Making Cannabis Even Greener Through Sustainable Packaging
by Ryan Szporer
While the legalization of cannabis in Canada and parts of the United States is seen as incredibly forward-thinking, the movement has a long way forward still to go… at the very least in terms of packaging.
The Great Cannabis Packaging Dilemma
It’s ironic, as cannabis and hemp (which derives from the same plant) are often marketed as being environmentally conscious alternatives. Nevertheless, cannabis packaging has been far from perfected with regard to sustainability.
Even when it’s recyclable, as it technically is in Canada, many roadblocks stand in the way due to different municipal standards. Provincial indifference or even disdain for recycling plans, where a simple deposit similar to on a beer bottle can make a huge difference, help no one instead.
Granted, that’s not all on manufacturers. A great deal of the problems revolves around the marketing component, in Canada at least. The government is seen as trying to strike a balance between collecting as much revenue as possible and limiting its accessibility and appeal to kids. The resulting regulations have effectively paved the way for a plain packaging dilemma.
The problems go beyond simple aesthetics, though. Take the situation in the province of Quebec, where, depending on the volume of the product, the packaging may be far from filled to the brim to be kind. There have also been instances of excessive cardboard packaging doing what can only be described as a passable impression of Russian nesting dolls: A seemingly useless external layer does little else but house the container that actually holds the cannabis.
The worst part is the degree to which the packaging is going to waste. As much as 70 grams of packaging per gram of product (70 times!) were estimated as being used. Compared to the plastic bags, which admittedly pose their own problems to the ecosystem, with which many consumers may be used to dealing, the difference is eye-opening.
Solutions South of the Border
Of course, with the widespread legalization, regulations have hampered individual companies’ sustainability efforts. Saying nothing of such environment-unfriendly laws as Washington State’s requirement to wrap individual servings (in child-resistant packaging no less), the sheer amount of text required on each label is not just creatively stifling, but environmentally as well.
Barcodes could be the answer. Specifically leveraging two-dimensional symbologies, which can hold upwards of 4,000 text characters, would open up space on packaging, even limiting the need for so much in the first place. Combined with Radio-Frequency Identification (RFID), QR codes could represent the future when it comes to successfully interacting with customers.
With regard to the packaging itself, even though extra resources must be devoted to manufacturing child-resistant or tamper-proof seals, it doesn’t actually have to adversely impact the environment. For example, there are child-resistant “exit” bags available right now made from sustainably and renewably farmed non-GMO sugarcane from HISIERRA in the States that are being hailed as “some of the greenest… and most legally compliant” on the market.

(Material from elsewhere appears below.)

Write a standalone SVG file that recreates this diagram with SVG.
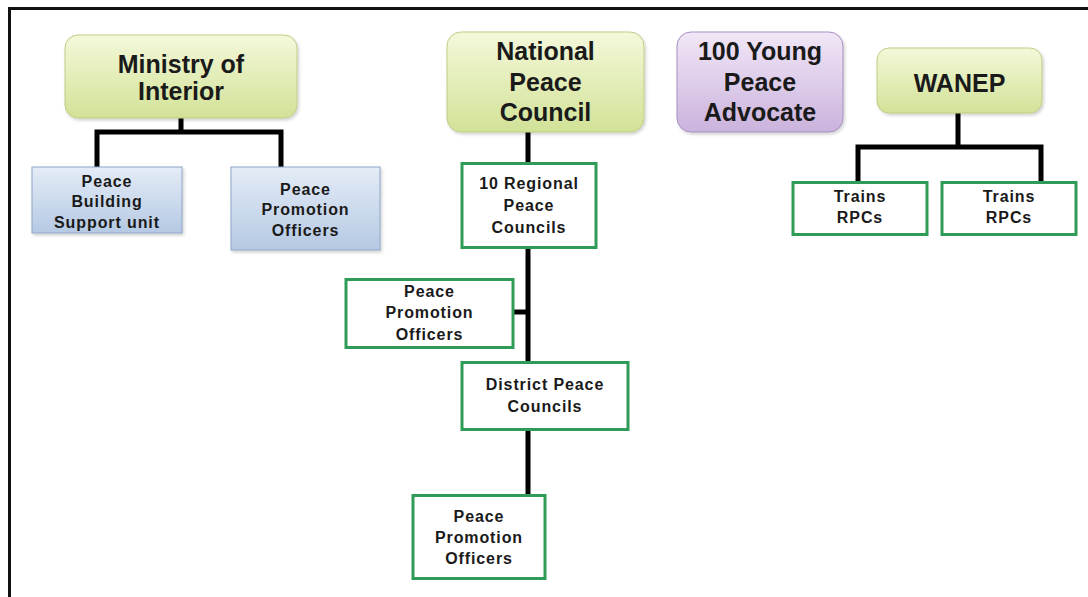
<svg xmlns="http://www.w3.org/2000/svg" width="1088" height="597" viewBox="0 0 1088 597">
  <defs>
    <linearGradient id="gGreen" x1="0" y1="0" x2="0" y2="1">
      <stop offset="0" stop-color="#f4f8da"/>
      <stop offset="1" stop-color="#d2e297"/>
    </linearGradient>
    <linearGradient id="gPurple" x1="0" y1="0" x2="0" y2="1">
      <stop offset="0" stop-color="#f1e7f7"/>
      <stop offset="1" stop-color="#cbb3dd"/>
    </linearGradient>
    <linearGradient id="gBlue" x1="0" y1="0" x2="0" y2="1">
      <stop offset="0" stop-color="#e4ecf7"/>
      <stop offset="1" stop-color="#b5c9e3"/>
    </linearGradient>
    <filter id="shadow" x="-10%" y="-10%" width="125%" height="130%">
      <feDropShadow dx="1.5" dy="2" stdDeviation="1.5" flood-color="#000" flood-opacity="0.18"/>
    </filter>
  </defs>
  <style>
    .frame { fill: none; stroke: #111; stroke-width: 3; }
    .link { fill: none; stroke: #000; stroke-width: 5; }
    .head-green { fill: url(#gGreen); stroke: #bccd85; stroke-width: 1; filter: url(#shadow); }
    .head-purple { fill: url(#gPurple); stroke: #a68fbe; stroke-width: 1; filter: url(#shadow); }
    .unit-blue { fill: url(#gBlue); stroke: #8ea6c7; stroke-width: 1; filter: url(#shadow); }
    .unit-green { fill: #fff; stroke: #2e9b57; stroke-width: 3; }
    .big { font-family: "Liberation Sans", Arial, sans-serif; font-weight: bold; font-size: 25px; fill: #1a1a1a; text-anchor: middle; }
    .small { font-family: "Liberation Sans", Arial, sans-serif; font-weight: bold; font-size: 16px; fill: #1a1a1a; text-anchor: middle; letter-spacing: 0.9px; }
  </style>

  <rect width="1088" height="597" fill="#fff"/>
  <path class="frame" d="M9.5 597 V8.5 H1088"/>

  <!-- connectors -->
  <g id="connectors">
    <path class="link" d="M181 118 V132 M97 167 V132 H281 V167"/>
    <path class="link" d="M528 132 V163 M528 247 V362 M513 312 H528 M528 429 V495"/>
    <path class="link" d="M958 113 V147 M858 182 V147 H1041 V182"/>
  </g>

  <!-- Ministry of Interior branch -->
  <g id="ministry-of-interior">
    <rect class="head-green" x="65" y="35" width="232" height="83" rx="13"/>
    <text class="big" x="181" y="73">Ministry of</text>
    <text class="big" x="181" y="100">Interior</text>
  </g>
  <g id="peace-building-support-unit">
    <rect class="unit-blue" x="32" y="167" width="150" height="66"/>
    <text class="small" x="107" y="187">Peace</text>
    <text class="small" x="107" y="207">Building</text>
    <text class="small" x="107" y="228">Support unit</text>
  </g>
  <g id="ministry-peace-promotion-officers">
    <rect class="unit-blue" x="231" y="167" width="149" height="83"/>
    <text class="small" x="305.5" y="195">Peace</text>
    <text class="small" x="305.5" y="215">Promotion</text>
    <text class="small" x="305.5" y="236">Officers</text>
  </g>

  <!-- National Peace Council branch -->
  <g id="national-peace-council">
    <rect class="head-green" x="447" y="32" width="197" height="100" rx="14"/>
    <text class="big" x="545.5" y="60">National</text>
    <text class="big" x="545.5" y="91">Peace</text>
    <text class="big" x="545.5" y="121">Council</text>
  </g>
  <g id="regional-peace-councils">
    <rect class="unit-green" x="462" y="163.5" width="134" height="84"/>
    <text class="small" x="529" y="189">10 Regional</text>
    <text class="small" x="529" y="211">Peace</text>
    <text class="small" x="529" y="233">Councils</text>
  </g>
  <g id="regional-peace-promotion-officers">
    <rect class="unit-green" x="346" y="279.5" width="167" height="68"/>
    <text class="small" x="429.5" y="297">Peace</text>
    <text class="small" x="429.5" y="318">Promotion</text>
    <text class="small" x="429.5" y="340">Officers</text>
  </g>
  <g id="district-peace-councils">
    <rect class="unit-green" x="462" y="362.5" width="166" height="67"/>
    <text class="small" x="545" y="390">District Peace</text>
    <text class="small" x="545" y="412">Councils</text>
  </g>
  <g id="district-peace-promotion-officers">
    <rect class="unit-green" x="413" y="495.5" width="132" height="83"/>
    <text class="small" x="479" y="522">Peace</text>
    <text class="small" x="479" y="543">Promotion</text>
    <text class="small" x="479" y="564">Officers</text>
  </g>

  <!-- 100 Young Peace Advocate -->
  <g id="young-peace-advocate">
    <rect class="head-purple" x="677" y="32" width="166" height="100" rx="14"/>
    <text class="big" x="760" y="60">100 Young</text>
    <text class="big" x="760" y="91">Peace</text>
    <text class="big" x="760" y="121">Advocate</text>
  </g>

  <!-- WANEP branch -->
  <g id="wanep">
    <rect class="head-green" x="877" y="48" width="165" height="65" rx="12"/>
    <text class="big" x="959.5" y="92">WANEP</text>
  </g>
  <g id="trains-rpcs-1">
    <rect class="unit-green" x="793" y="182.5" width="134" height="52"/>
    <text class="small" x="860" y="202">Trains</text>
    <text class="small" x="860" y="223">RPCs</text>
  </g>
  <g id="trains-rpcs-2">
    <rect class="unit-green" x="942" y="182.5" width="134" height="52"/>
    <text class="small" x="1009" y="202">Trains</text>
    <text class="small" x="1009" y="223">RPCs</text>
  </g>
</svg>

Meanwhile, CRATIV makes child-resistant storage boxes that can be recycled or repurposed, helping to dispel the notion cannabis packaging has to be single-use. It doesn’t. It further proves regulations aren’t necessarily constricting. They can be used as motivation to think outside the box (or bag, in this case) and drive innovation.
Smoking the Competition
Granted, with the nationwide legalization of cannabis in Canada, regulations placed on packaging are going to be especially strict. However, there seems to be a game of hot potato in play right now, with federal-body Health Canada saying they set the rules, but that the individual provinces are the ones that determine how to comply with them.
From their perspective, manufacturers don’t need to look far for inspiration. And that’s not just a reference to the product itself… but what’s already been done successfully in the past. Canada may be miles (kilometers) ahead of the States in terms of legislation to legalize Cannabis, but there’s definitely something everyone involved in the discussion can learn from the development of packaging south of the border.
The realistic hope is that, as the market matures, cooler heads prevail regarding what’s best for the public. It certainly can’t be unnecessary waste clogging up the ecosystem. In the meantime, it may be up to individual companies to take the bull by the horns, ride it, navigating through all the laws, and find a way to innovatively find a competitive advantage in a market aimed at a demographic that’s traditionally been especially environmentally conscious.
If capitalism has taught us anything it’s that, where there’s a will to win market share, there’s a way. Hopefully, it doesn’t take too long getting there.